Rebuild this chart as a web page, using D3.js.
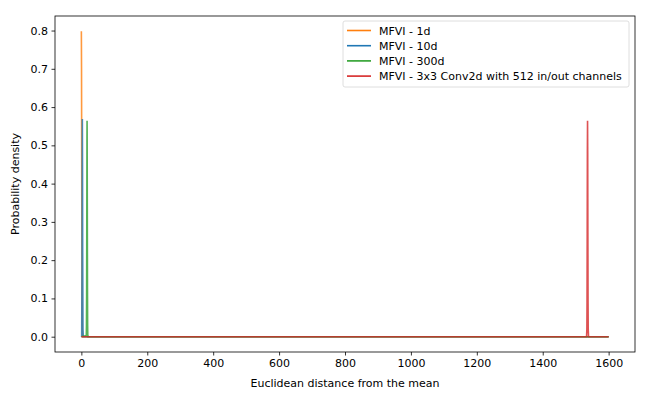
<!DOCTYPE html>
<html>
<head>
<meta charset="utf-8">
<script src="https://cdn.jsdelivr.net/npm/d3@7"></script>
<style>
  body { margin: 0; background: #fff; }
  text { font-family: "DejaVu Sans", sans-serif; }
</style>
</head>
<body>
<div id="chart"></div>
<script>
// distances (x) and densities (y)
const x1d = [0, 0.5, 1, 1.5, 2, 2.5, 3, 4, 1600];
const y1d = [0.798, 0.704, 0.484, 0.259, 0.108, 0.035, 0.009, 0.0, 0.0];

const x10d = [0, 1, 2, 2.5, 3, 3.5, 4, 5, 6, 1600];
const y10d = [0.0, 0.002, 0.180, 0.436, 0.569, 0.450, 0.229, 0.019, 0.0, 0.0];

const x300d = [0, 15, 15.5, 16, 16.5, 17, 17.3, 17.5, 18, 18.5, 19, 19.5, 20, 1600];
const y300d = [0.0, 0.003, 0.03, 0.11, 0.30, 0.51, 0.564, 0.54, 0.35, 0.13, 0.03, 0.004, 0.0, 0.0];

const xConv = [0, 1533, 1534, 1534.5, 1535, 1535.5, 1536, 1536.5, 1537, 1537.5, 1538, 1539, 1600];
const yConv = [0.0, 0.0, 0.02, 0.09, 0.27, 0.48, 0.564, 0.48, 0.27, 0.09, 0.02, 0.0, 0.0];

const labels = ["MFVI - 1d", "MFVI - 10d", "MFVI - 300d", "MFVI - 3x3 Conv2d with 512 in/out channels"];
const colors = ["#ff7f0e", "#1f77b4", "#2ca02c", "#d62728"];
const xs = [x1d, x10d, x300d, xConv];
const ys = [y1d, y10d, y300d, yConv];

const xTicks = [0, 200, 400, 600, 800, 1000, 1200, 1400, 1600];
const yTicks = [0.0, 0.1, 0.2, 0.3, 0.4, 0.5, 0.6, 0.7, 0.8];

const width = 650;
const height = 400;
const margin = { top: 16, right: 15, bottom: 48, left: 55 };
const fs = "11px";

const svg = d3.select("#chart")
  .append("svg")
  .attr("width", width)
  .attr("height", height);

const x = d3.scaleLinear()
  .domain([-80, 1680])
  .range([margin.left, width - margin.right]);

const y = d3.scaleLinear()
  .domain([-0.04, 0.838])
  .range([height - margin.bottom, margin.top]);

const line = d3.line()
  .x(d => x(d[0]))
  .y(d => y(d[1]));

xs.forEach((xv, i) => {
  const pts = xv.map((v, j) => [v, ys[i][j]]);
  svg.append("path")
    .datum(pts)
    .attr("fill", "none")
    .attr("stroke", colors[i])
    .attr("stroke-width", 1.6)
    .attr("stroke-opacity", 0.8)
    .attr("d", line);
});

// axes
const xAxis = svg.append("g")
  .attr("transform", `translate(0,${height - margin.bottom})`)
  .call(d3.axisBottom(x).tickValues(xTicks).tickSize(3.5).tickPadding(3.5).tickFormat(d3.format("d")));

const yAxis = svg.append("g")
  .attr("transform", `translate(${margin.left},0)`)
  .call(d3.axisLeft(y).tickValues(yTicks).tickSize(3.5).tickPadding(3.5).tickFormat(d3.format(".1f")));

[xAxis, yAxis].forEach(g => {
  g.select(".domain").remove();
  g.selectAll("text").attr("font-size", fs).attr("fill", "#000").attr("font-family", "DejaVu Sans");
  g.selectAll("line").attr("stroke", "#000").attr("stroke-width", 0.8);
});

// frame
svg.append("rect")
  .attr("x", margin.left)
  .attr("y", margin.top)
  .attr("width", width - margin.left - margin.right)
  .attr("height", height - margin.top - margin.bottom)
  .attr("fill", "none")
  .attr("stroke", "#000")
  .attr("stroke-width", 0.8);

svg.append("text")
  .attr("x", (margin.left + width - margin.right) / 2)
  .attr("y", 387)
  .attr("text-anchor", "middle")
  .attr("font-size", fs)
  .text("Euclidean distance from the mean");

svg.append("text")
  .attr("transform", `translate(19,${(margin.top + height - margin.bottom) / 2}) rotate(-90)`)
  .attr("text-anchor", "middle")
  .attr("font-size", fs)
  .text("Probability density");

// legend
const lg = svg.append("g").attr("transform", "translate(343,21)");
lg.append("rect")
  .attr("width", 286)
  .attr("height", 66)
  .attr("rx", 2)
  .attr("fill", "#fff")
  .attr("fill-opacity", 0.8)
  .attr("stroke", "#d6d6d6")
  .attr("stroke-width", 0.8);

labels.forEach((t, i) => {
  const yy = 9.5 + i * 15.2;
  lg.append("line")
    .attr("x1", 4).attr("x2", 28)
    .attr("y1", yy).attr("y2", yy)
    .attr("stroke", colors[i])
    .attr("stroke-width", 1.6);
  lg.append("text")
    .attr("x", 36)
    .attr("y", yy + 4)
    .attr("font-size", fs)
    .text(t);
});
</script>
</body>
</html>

----------

Exercise requirements:
Skip every picture and transcribe the data above exactly.

Solution to this exercise:
Rebuild this chart as a web page, using D3.js.
<!DOCTYPE html>
<html>
<head>
<meta charset="utf-8">
<script src="https://cdn.jsdelivr.net/npm/d3@7"></script>
<style>
  body { margin: 0; background: #fff; }
  text { font-family: "DejaVu Sans", sans-serif; }
</style>
</head>
<body>
<div id="chart"></div>
<script>
// distances (x) and densities (y)
const x1d = [0, 0.5, 1, 1.5, 2, 2.5, 3, 4, 1600];
const y1d = [0.798, 0.704, 0.484, 0.259, 0.108, 0.035, 0.009, 0.0, 0.0];

const x10d = [0, 1, 2, 2.5, 3, 3.5, 4, 5, 6, 1600];
const y10d = [0.0, 0.002, 0.180, 0.436, 0.569, 0.450, 0.229, 0.019, 0.0, 0.0];

const x300d = [0, 15, 15.5, 16, 16.5, 17, 17.3, 17.5, 18, 18.5, 19, 19.5, 20, 1600];
const y300d = [0.0, 0.003, 0.03, 0.11, 0.30, 0.51, 0.564, 0.54, 0.35, 0.13, 0.03, 0.004, 0.0, 0.0];

const xConv = [0, 1533, 1534, 1534.5, 1535, 1535.5, 1536, 1536.5, 1537, 1537.5, 1538, 1539, 1600];
const yConv = [0.0, 0.0, 0.02, 0.09, 0.27, 0.48, 0.564, 0.48, 0.27, 0.09, 0.02, 0.0, 0.0];

const labels = ["MFVI - 1d", "MFVI - 10d", "MFVI - 300d", "MFVI - 3x3 Conv2d with 512 in/out channels"];
const colors = ["#ff7f0e", "#1f77b4", "#2ca02c", "#d62728"];
const xs = [x1d, x10d, x300d, xConv];
const ys = [y1d, y10d, y300d, yConv];

const xTicks = [0, 200, 400, 600, 800, 1000, 1200, 1400, 1600];
const yTicks = [0.0, 0.1, 0.2, 0.3, 0.4, 0.5, 0.6, 0.7, 0.8];

const width = 650;
const height = 400;
const margin = { top: 16, right: 15, bottom: 48, left: 55 };
const fs = "11px";

const svg = d3.select("#chart")
  .append("svg")
  .attr("width", width)
  .attr("height", height);

const x = d3.scaleLinear()
  .domain([-80, 1680])
  .range([margin.left, width - margin.right]);

const y = d3.scaleLinear()
  .domain([-0.04, 0.838])
  .range([height - margin.bottom, margin.top]);

const line = d3.line()
  .x(d => x(d[0]))
  .y(d => y(d[1]));

xs.forEach((xv, i) => {
  const pts = xv.map((v, j) => [v, ys[i][j]]);
  svg.append("path")
    .datum(pts)
    .attr("fill", "none")
    .attr("stroke", colors[i])
    .attr("stroke-width", 1.6)
    .attr("stroke-opacity", 0.8)
    .attr("d", line);
});

// axes
const xAxis = svg.append("g")
  .attr("transform", `translate(0,${height - margin.bottom})`)
  .call(d3.axisBottom(x).tickValues(xTicks).tickSize(3.5).tickPadding(3.5).tickFormat(d3.format("d")));

const yAxis = svg.append("g")
  .attr("transform", `translate(${margin.left},0)`)
  .call(d3.axisLeft(y).tickValues(yTicks).tickSize(3.5).tickPadding(3.5).tickFormat(d3.format(".1f")));

[xAxis, yAxis].forEach(g => {
  g.select(".domain").remove();
  g.selectAll("text").attr("font-size", fs).attr("fill", "#000").attr("font-family", "DejaVu Sans");
  g.selectAll("line").attr("stroke", "#000").attr("stroke-width", 0.8);
});

// frame
svg.append("rect")
  .attr("x", margin.left)
  .attr("y", margin.top)
  .attr("width", width - margin.left - margin.right)
  .attr("height", height - margin.top - margin.bottom)
  .attr("fill", "none")
  .attr("stroke", "#000")
  .attr("stroke-width", 0.8);

svg.append("text")
  .attr("x", (margin.left + width - margin.right) / 2)
  .attr("y", 387)
  .attr("text-anchor", "middle")
  .attr("font-size", fs)
  .text("Euclidean distance from the mean");

svg.append("text")
  .attr("transform", `translate(19,${(margin.top + height - margin.bottom) / 2}) rotate(-90)`)
  .attr("text-anchor", "middle")
  .attr("font-size", fs)
  .text("Probability density");

// legend
const lg = svg.append("g").attr("transform", "translate(343,21)");
lg.append("rect")
  .attr("width", 286)
  .attr("height", 66)
  .attr("rx", 2)
  .attr("fill", "#fff")
  .attr("fill-opacity", 0.8)
  .attr("stroke", "#d6d6d6")
  .attr("stroke-width", 0.8);

labels.forEach((t, i) => {
  const yy = 9.5 + i * 15.2;
  lg.append("line")
    .attr("x1", 4).attr("x2", 28)
    .attr("y1", yy).attr("y2", yy)
    .attr("stroke", colors[i])
    .attr("stroke-width", 1.6);
  lg.append("text")
    .attr("x", 36)
    .attr("y", yy + 4)
    .attr("font-size", fs)
    .text(t);
});
</script>
</body>
</html>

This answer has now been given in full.